Jusqu’à l’adoption de la Réforme à Genève, les Pictet vivent dans la foi catholique. Pierre, premier Pictet à devenir bourgeois de Genève en 1474, patronnait dans l’église paroissiale de Neydens une «chapelle» sous le vocable de la Vierge Marie.
A cette époque, Genève est une petite cité gouvernée par un prince-évêque qui jouit d’un double pouvoir, spirituel et temporel, au sein du Saint-Empire romain germanique
La Communauté de bourgeois, enrichie par le succès des foires de Genève, cherche progressivement à s’émanciper de l’influence de l’évêque. Lors de la Réforme en 1536, l’évêque est déchu de ses pouvoirs et la Communauté de bourgeois lui succède dans tous ses droits, possessions et privilèges.

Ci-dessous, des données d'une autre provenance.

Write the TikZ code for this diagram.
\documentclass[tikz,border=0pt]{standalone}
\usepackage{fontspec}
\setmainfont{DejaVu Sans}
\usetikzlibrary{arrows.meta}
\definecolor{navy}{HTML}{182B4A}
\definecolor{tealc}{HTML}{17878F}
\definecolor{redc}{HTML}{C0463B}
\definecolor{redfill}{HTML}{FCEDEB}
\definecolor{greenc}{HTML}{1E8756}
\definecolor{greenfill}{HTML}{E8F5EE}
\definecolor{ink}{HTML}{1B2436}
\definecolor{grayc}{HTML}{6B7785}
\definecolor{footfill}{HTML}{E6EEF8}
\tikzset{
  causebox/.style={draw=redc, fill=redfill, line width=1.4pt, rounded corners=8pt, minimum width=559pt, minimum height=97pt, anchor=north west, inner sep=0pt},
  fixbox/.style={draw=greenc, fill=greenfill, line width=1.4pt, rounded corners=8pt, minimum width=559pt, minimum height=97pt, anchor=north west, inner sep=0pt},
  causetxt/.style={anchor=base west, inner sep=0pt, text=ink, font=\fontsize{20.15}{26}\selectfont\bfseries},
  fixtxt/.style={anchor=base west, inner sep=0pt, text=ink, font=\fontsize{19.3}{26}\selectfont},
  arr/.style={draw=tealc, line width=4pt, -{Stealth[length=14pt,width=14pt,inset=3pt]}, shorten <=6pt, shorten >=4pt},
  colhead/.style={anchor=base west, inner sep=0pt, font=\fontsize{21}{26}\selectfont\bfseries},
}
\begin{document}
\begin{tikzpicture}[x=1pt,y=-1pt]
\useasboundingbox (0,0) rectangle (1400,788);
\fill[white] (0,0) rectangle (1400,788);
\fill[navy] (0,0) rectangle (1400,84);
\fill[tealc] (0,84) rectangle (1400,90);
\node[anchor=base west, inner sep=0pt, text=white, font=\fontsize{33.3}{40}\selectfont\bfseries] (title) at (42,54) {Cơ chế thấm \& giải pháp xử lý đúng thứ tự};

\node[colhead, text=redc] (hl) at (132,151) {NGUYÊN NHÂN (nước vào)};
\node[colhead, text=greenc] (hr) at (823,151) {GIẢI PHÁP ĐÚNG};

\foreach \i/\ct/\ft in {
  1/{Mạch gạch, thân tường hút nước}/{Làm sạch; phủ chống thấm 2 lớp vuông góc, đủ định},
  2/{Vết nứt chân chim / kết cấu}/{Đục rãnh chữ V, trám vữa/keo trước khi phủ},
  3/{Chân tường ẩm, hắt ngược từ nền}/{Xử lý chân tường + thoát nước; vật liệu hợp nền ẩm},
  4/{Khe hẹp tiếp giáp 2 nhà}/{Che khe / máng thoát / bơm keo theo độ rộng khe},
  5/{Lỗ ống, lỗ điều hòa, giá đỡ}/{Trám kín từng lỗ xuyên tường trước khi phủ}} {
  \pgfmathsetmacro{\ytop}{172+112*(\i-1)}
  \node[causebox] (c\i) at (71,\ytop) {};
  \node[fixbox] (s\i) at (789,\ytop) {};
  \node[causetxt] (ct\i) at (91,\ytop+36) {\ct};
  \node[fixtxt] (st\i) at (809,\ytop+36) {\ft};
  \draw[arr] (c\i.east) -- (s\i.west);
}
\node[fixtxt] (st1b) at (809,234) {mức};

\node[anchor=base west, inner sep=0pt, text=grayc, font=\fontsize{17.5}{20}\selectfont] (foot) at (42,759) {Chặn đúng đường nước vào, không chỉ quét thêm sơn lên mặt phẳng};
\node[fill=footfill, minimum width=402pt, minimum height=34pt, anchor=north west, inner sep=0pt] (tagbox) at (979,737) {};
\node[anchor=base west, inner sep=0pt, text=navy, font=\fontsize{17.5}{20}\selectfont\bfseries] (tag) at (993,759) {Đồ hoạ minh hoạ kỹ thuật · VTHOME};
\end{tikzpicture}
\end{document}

Jean Calvin, juriste d’origine française, se donne pour mission de faire de Genève un modèle de communauté protestante. Il organise le pouvoir religieux, la nouvelle Eglise, par des «Ordonnances ecclésiastiques» (1541), et transforme le pouvoir politique par des «Edits civils» (1543). Les Genevois adoptent leur devise «Post Tenebras Lux».
La famille donne à l’ancienne République quatre ministres du culte.

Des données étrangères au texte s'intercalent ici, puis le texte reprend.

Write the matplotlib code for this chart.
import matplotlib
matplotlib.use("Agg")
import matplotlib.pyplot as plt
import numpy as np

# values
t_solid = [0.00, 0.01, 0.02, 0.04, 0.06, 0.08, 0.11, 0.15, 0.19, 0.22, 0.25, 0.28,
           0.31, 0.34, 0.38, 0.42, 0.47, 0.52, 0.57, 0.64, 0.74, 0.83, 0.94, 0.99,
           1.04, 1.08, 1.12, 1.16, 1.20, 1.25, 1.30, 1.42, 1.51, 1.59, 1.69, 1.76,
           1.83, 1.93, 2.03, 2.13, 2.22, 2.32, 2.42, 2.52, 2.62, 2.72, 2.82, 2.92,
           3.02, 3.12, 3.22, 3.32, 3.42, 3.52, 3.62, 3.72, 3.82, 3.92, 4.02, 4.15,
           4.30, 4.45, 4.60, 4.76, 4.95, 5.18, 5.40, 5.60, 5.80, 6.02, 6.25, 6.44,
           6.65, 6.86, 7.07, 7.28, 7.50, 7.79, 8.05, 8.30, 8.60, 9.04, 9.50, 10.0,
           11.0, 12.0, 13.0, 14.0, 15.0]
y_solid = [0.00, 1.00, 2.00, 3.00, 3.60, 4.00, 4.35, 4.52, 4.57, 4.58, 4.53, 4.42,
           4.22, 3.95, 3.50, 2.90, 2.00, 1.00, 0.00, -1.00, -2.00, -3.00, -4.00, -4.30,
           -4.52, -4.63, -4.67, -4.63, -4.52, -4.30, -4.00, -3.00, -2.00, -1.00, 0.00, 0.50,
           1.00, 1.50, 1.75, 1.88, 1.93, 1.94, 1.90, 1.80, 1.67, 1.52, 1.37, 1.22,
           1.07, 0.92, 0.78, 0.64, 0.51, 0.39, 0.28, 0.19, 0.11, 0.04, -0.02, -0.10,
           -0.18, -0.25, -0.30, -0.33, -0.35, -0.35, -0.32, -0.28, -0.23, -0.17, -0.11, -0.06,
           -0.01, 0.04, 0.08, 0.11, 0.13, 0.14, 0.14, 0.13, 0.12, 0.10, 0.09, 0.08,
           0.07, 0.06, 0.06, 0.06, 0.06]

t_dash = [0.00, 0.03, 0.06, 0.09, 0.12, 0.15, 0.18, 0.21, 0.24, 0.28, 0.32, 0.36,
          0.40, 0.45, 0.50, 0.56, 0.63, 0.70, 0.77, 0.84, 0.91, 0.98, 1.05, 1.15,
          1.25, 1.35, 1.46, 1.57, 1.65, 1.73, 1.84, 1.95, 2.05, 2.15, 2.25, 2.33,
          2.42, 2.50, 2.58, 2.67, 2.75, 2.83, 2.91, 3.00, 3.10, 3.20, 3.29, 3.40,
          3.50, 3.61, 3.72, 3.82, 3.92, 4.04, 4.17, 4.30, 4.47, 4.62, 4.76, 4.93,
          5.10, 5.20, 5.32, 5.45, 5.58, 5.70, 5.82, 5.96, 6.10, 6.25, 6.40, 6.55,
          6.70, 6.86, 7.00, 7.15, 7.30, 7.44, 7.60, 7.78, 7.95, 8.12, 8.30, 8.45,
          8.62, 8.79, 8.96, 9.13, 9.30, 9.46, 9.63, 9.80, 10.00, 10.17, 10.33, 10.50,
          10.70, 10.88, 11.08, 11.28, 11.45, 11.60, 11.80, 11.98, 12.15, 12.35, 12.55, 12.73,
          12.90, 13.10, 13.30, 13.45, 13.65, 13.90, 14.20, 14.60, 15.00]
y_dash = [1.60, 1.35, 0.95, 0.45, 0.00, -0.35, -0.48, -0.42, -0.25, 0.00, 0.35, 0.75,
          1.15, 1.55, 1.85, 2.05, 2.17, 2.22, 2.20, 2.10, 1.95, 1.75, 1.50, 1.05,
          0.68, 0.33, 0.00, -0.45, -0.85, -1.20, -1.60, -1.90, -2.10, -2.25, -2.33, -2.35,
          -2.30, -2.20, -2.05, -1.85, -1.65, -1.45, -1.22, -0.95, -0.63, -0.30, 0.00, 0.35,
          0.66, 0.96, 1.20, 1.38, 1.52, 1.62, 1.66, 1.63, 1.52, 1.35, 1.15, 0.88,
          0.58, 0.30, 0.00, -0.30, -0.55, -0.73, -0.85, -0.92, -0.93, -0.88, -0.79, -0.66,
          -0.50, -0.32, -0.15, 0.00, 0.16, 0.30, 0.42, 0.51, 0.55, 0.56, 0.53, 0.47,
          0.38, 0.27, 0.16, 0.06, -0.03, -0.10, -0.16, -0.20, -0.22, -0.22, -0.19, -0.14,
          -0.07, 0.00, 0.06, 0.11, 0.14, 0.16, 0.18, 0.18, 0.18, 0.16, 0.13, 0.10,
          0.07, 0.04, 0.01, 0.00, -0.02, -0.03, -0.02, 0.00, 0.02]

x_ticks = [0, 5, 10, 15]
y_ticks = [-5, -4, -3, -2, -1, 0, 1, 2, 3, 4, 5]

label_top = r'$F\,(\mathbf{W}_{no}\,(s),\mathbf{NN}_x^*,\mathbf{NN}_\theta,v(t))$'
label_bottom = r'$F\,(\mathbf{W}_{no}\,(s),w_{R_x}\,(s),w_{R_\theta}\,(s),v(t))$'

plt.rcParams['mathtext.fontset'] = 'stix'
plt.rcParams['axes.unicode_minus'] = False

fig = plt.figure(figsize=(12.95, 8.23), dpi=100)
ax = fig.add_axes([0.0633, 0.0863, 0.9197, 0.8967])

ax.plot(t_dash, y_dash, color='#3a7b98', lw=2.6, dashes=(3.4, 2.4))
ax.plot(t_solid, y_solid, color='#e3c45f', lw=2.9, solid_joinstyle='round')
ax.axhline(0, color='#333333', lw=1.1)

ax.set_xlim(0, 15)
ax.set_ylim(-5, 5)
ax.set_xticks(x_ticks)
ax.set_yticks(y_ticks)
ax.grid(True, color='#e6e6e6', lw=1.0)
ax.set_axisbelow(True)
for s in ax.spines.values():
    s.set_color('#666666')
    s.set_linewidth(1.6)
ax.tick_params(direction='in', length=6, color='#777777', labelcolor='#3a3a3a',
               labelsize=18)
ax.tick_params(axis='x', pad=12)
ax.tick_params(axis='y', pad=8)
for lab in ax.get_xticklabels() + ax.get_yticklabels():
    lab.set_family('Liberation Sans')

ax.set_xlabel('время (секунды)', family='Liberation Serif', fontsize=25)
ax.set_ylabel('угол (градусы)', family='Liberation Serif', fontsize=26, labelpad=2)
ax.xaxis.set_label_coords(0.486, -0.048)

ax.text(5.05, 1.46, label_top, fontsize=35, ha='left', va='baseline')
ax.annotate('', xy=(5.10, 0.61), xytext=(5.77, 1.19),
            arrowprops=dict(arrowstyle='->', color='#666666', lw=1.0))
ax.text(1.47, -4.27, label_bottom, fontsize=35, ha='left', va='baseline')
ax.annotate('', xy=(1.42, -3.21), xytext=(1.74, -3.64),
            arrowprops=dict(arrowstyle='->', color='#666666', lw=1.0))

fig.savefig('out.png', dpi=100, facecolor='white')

Parmi eux se trouve Jérémie Pictet-Dupuis (1613-1669), à l’origine de la branche puinée de la famille et premier Pictet propriétaire du Reposoir. Jérémie sera pendant vingt-cinq ans le pasteur de Saint-Gervais, paroisse à laquelle les Pictet restent attachés jusqu’aujourd’hui. C’est en effet dans le faubourg de Saint-Gervais, le quartier artisan de Genève, que les premiers Pictet s’installent au cours du XVIe siècle. Pendant deux siècles, ce sera le quartier de la famille dans lequel ils possèderont plusieurs maisons, notamment à la rue du Temple, avant « d’émigrer » dans la ville haute.
Bénédict Pictet (1655-1724), élevé dans la communauté des réformés lucquois de Genève, devient pasteur et professeur
de théologie à l’Académie (ancêtre de l’Université) où son enseignement marque le passage à une ère nouvelle du calvinisme. Car si Bénédict a été élevé dans le calvinisme le plus stricte, il n’en reste pas moins ouvert à l’influence de la philosophie cartésienne qui le pousse à chercher un meilleur équilibre entre foi et raison.

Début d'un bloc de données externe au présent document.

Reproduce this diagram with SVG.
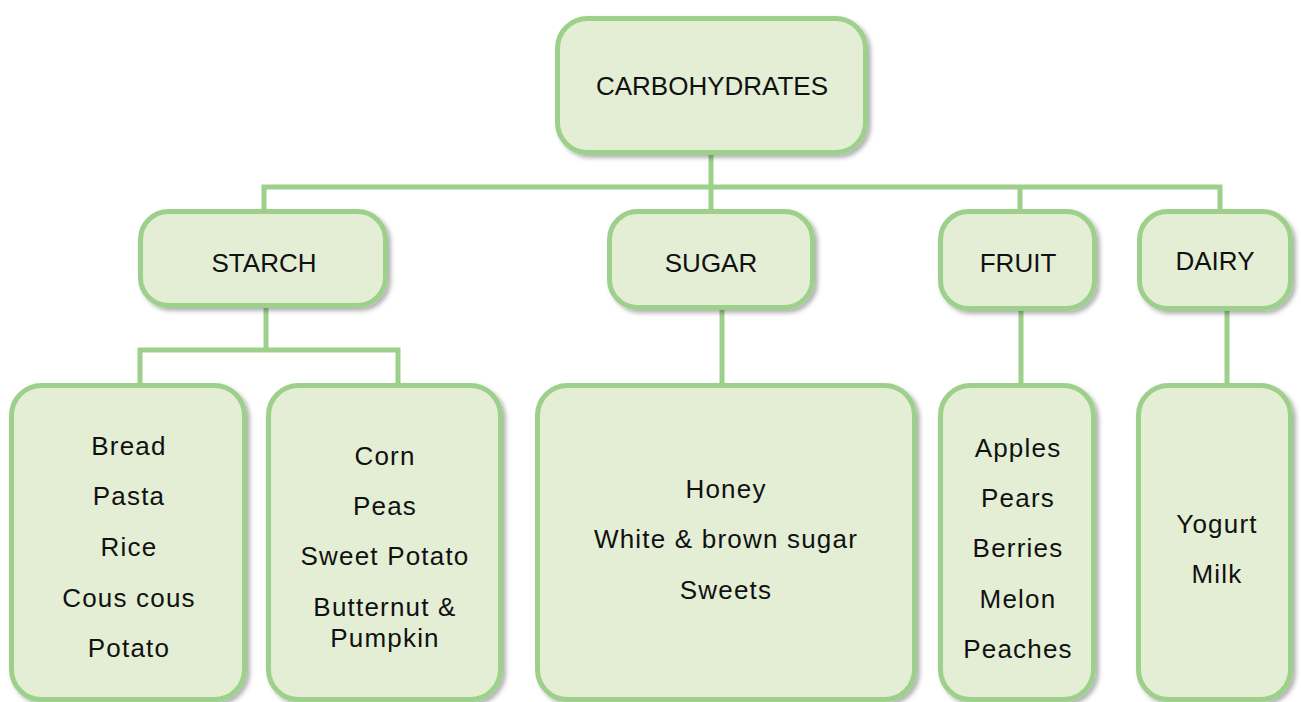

Après la révocation de l’Edit de Nantes par Louis XIV en 1685, des centaines de milliers de protestants français partent en exil et passent notamment par la Suisse. Pas moins de 30’000 huguenots transitent par Genève, qui se retrouve alors dans une situation difficile : sa population de 15’000 habitants sur un petit territoire ne peut absorber un tel afflux de réfugiés ; de plus, la république du bout du lac est depuis un siècle très dépendante politiquement et économiquement de la France, puissant voisin qu’il s’agit de ne pas fâcher. Néanmoins, la solidarité s’organise et les Genevois accueillent, souvent temporairement, et parfois définitivement les nombreux réfugiés.
Bénédict, de nature tolérante et conciliante, s’implique activement dans les grandes polémiques de son temps. Il rédige entre autres plusieurs écrits pour défendre les protestants français, ainsi qu’un traité à l’attention des athées et des sceptiques. Il restera toute sa vie un ardent défenseur des huguenots avec qui il correspond régulièrement, et dont il accueille les leaders, comme le languedocien Antoine Court.
Il est aussi directeur entre 1687 et 1703 de la bourse française de Genève, institution dédiée à porter secours passagers et assistance médicale aux réfugiés protestants.
Brillant orateur, Bénédict attire par ses prêches les foules à la cathédrale Saint-Pierre. Nombre de ses sermons et de ses publications sont à l’époque de vrais best-sellers de la religion protestante, comme «La Morale chrétienne ou l’Art de bien vivre» (1693) ou la «Theologia Christiana» (1702), ouvrage traduit en allemand et en hollandais.
La veine pastorale est encore vivante dans la famille avec plusieurs Pictet qui embrasseront cette carrière aux XXe et XXIe siècle.